Scan the material for the word "this", and copy each line where it shows up.

⁂

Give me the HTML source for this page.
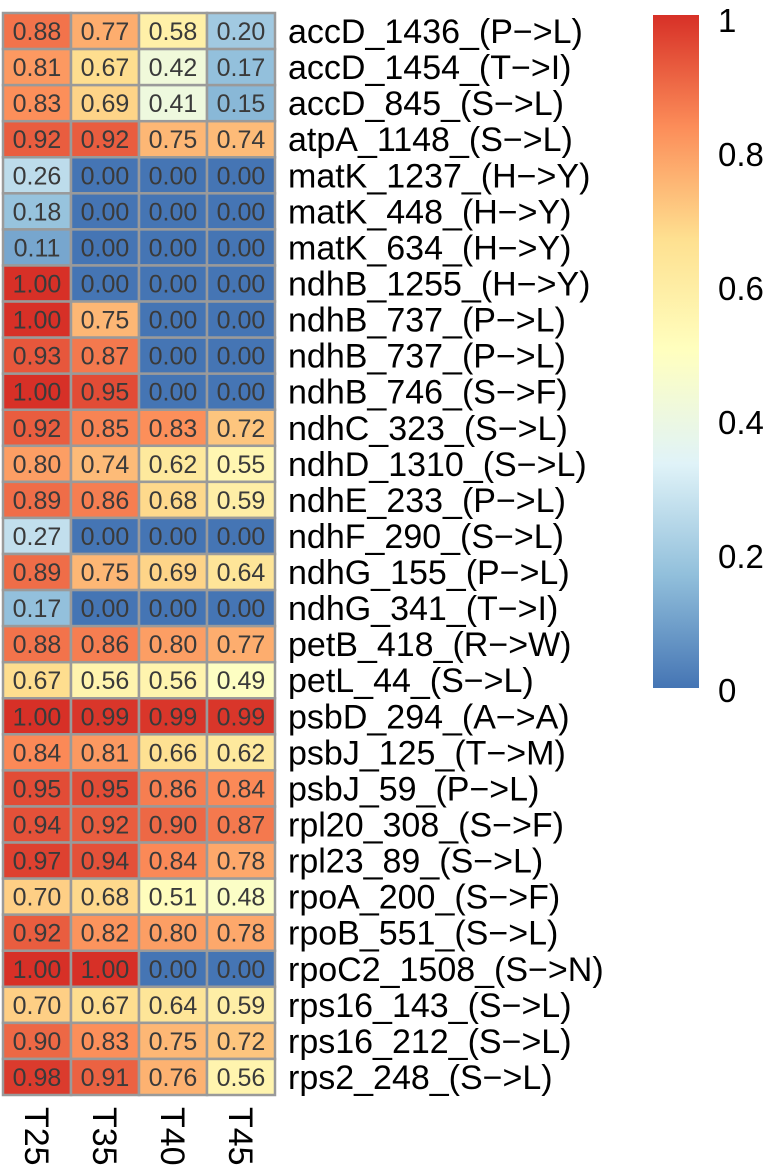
<!DOCTYPE html>
<html><head><meta charset="utf-8"><style>
html,body{margin:0;padding:0;background:#fff;}
svg{display:block;font-family:"Liberation Sans",Arial,sans-serif;}
</style></head><body>
<svg id="chart" width="768" height="1171" viewBox="0 0 768 1171" xmlns="http://www.w3.org/2000/svg">
<defs>
<linearGradient id="cbgrad" x1="0" y1="1" x2="0" y2="0">
<stop offset="0" stop-color="#4575B4"/><stop offset="0.1667" stop-color="#91BFDB"/><stop offset="0.3333" stop-color="#E0F3F8"/><stop offset="0.5" stop-color="#FFFFBF"/><stop offset="0.6667" stop-color="#FEE090"/><stop offset="0.8333" stop-color="#FC8D59"/><stop offset="1" stop-color="#D73027"/>
</linearGradient>
</defs>
<g id="cells"></g>
<g id="rowlabels"></g>
<g id="collabels"></g>
<g id="legend"></g>
</svg>
<script>
const columns = ["T25","T35","T40","T45"];
const rows = ["accD_1436_(P−>L)","accD_1454_(T−>I)","accD_845_(S−>L)","atpA_1148_(S−>L)","matK_1237_(H−>Y)","matK_448_(H−>Y)","matK_634_(H−>Y)","ndhB_1255_(H−>Y)","ndhB_737_(P−>L)","ndhB_737_(P−>L)","ndhB_746_(S−>F)","ndhC_323_(S−>L)","ndhD_1310_(S−>L)","ndhE_233_(P−>L)","ndhF_290_(S−>L)","ndhG_155_(P−>L)","ndhG_341_(T−>I)","petB_418_(R−>W)","petL_44_(S−>L)","psbD_294_(A−>A)","psbJ_125_(T−>M)","psbJ_59_(P−>L)","rpl20_308_(S−>F)","rpl23_89_(S−>L)","rpoA_200_(S−>F)","rpoB_551_(S−>L)","rpoC2_1508_(S−>N)","rps16_143_(S−>L)","rps16_212_(S−>L)","rps2_248_(S−>L)"];
const valuesT25 = [0.88,0.81,0.83,0.92,0.26,0.18,0.11,1.00,1.00,0.93,1.00,0.92,0.80,0.89,0.27,0.89,0.17,0.88,0.67,1.00,0.84,0.95,0.94,0.97,0.70,0.92,1.00,0.70,0.90,0.98];
const valuesT35 = [0.77,0.67,0.69,0.92,0,0,0,0,0.75,0.87,0.95,0.85,0.74,0.86,0,0.75,0,0.86,0.56,0.99,0.81,0.95,0.92,0.94,0.68,0.82,1.00,0.67,0.83,0.91];
const valuesT40 = [0.58,0.42,0.41,0.75,0,0,0,0,0,0,0,0.83,0.62,0.68,0,0.69,0,0.80,0.56,0.99,0.66,0.86,0.90,0.84,0.51,0.80,0,0.64,0.75,0.76];
const valuesT45 = [0.20,0.17,0.15,0.74,0,0,0,0,0,0,0,0.72,0.55,0.59,0,0.64,0,0.77,0.49,0.99,0.62,0.84,0.87,0.78,0.48,0.78,0,0.59,0.72,0.56];
const legendTicks = [0,0.2,0.4,0.6,0.8,1];
const legendTickLabels = ["0","0.2","0.4","0.6","0.8","1"];

const series=[valuesT25,valuesT35,valuesT40,valuesT45];
const X0=3,CW=68,Y0=13,RH=(1095-13)/30;
const xPos=i=>X0+i*CW, yPos=j=>Y0+j*RH;
const pal=["#4575B4","#91BFDB","#E0F3F8","#FFFFBF","#FEE090","#FC8D59","#D73027"];
function hex(h){return [1,3,5].map(k=>parseInt(h.substr(k,2),16));}
function color(v){const t=Math.max(0,Math.min(1,v))*6;const i=Math.min(5,Math.floor(t));const f=t-i;const a=hex(pal[i]),b=hex(pal[i+1]);return "rgb("+a.map((c,k)=>Math.round(c+(b[k]-c)*f)).join(",")+")";}
const NS="http://www.w3.org/2000/svg";
function mk(tag,attrs,parent){const e=document.createElementNS(NS,tag);for(const k in attrs)e.setAttribute(k,attrs[k]);parent.appendChild(e);return e;}
const gc=document.getElementById('cells');
series.forEach((vals,i)=>{vals.forEach((v,j)=>{
 const r=mk('rect',{x:xPos(i),y:yPos(j),width:CW,height:RH,fill:color(v),stroke:'#9a9a9a','stroke-width':2.5},gc);
 
 
 const t=mk('text',{x:xPos(i)+CW/2,y:yPos(j)+RH/2+9,'text-anchor':'middle','font-size':25,fill:'#3a3a3a'},gc);
 t.textContent=v.toFixed(2);
 
 
});});
const gr=document.getElementById('rowlabels');
rows.forEach((s,j)=>{const t=mk('text',{x:288,y:yPos(j)+RH/2+12,'font-size':34,fill:'#000'},gr);t.textContent=s;
 
 });
const gcl=document.getElementById('collabels');
columns.forEach((s,i)=>{const cx=xPos(i)+CW/2;const t=mk('text',{x:0,y:0,'font-size':34,fill:'#000',transform:'translate('+(cx-12)+',1107) rotate(90)'},gcl);t.textContent=s;
 
 });
const gl=document.getElementById('legend');
const LT=15,LB=688,lY=v=>LB-(LB-LT)*v;
const bar=mk('rect',{x:653,y:LT,width:46,height:LB-LT,fill:'url(#cbgrad)'},gl);


const TT=20,TB=690,tY=v=>TB-(TB-TT)*v;
legendTicks.forEach((v,k)=>{const t=mk('text',{x:718,y:tY(v)+12,'font-size':33,fill:'#000'},gl);t.textContent=legendTickLabels[k];
 
 });
</script>
</body></html>
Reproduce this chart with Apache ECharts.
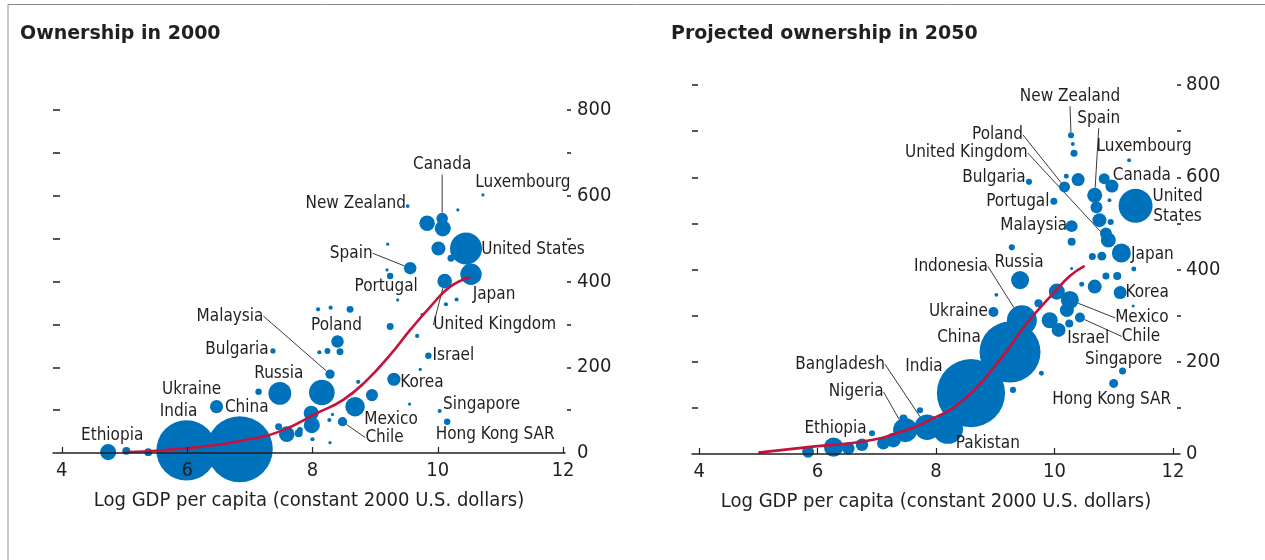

⁂

-- TASK SOLUTION --
Give me the HTML source for this page.
Reproduce this chart with Apache ECharts.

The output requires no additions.